Normal performance is:
$ mpirun --mca btl openib,self -n 2 -hostfile mpi.hosts  PingPong
results in:
 Max rate = 958.388867 MB/sec  Min latency = 4.529953 usec
and:
$ mpirun --mca btl tcp,self -n 2 -hostfile mpi.hosts  PingPong
Max rate = 653.547293 MB/sec  Min latency = 19.550323 usec
 
NetPipeMPI  results show a max of 7.4 Gb/s at 8388605 bytes which seems fine.
log_num_mtt =20 and log_mtts_per_seg params =2
 
My application exchanges about a gig of data between the processes with 2 sender and 2 consumer processes on each node with 1 additional controller process on the starting node.
The program splits the data into 64K blocks and uses non blocking sends and receives with busy/sleep loops to monitor progress until completion.
Each process owns a single buffer for these 64K blocks.
 
 
My problem is I see better performance under IPoIB then I do on native IB (RDMA_CM).
My understanding is that IPoIB is limited to about 1G/s so I am at a loss to know why it is faster.
 
These 2 configurations are equivelant (about 8-10 seconds per cycle)

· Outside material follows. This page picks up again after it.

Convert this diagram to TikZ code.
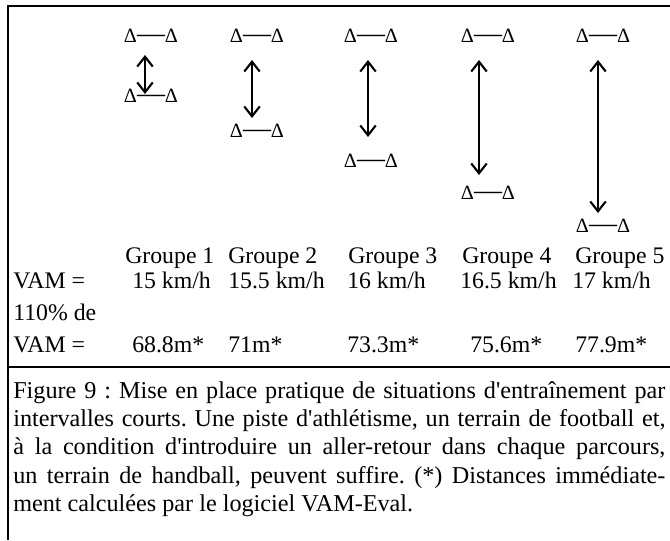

mpirun --mca btl_openib_flags 2 --mca mpi_leave_pinned 1 --mca btl tcp,self -H vh2,vh1 -np 9 --bycore prog
mpirun --mca btl_openib_flags 3 --mca mpi_leave_pinned 1 --mca btl tcp,self -H vh2,vh1 -np 9 --bycore prog
 
And this one produces similar run times but seems to degrade with repeated cycles:
mpirun --mca btl_openib_eager_limit 64 --mca mpi_leave_pinned 1 --mca btl openib,self -H vh2,vh1 -np 9 --bycore  prog
 
Other  btl_openib_flags settings result in much lower performance. 
Changing the first of the above configs to use openIB results in a 21 second run time at best.  Sometimes it takes up to 5 minutes.
In all cases, OpenIB runs in twice the time it takes TCP,except if I push the small message max to 64K and force short messages.  Then the openib times are the same as TCP and no faster.
 
With openib:
- Repeated cycles during a single run seem to slow down with each cycle
(usually by about 10 seconds).
- On occasions it seems to stall indefinitely, waiting on a single receive. 
 
I'm  still at a loss as to why.  I can’t find any errors logged during the runs.
Any ideas appreciated.
 
Thanks in advance,
Randolph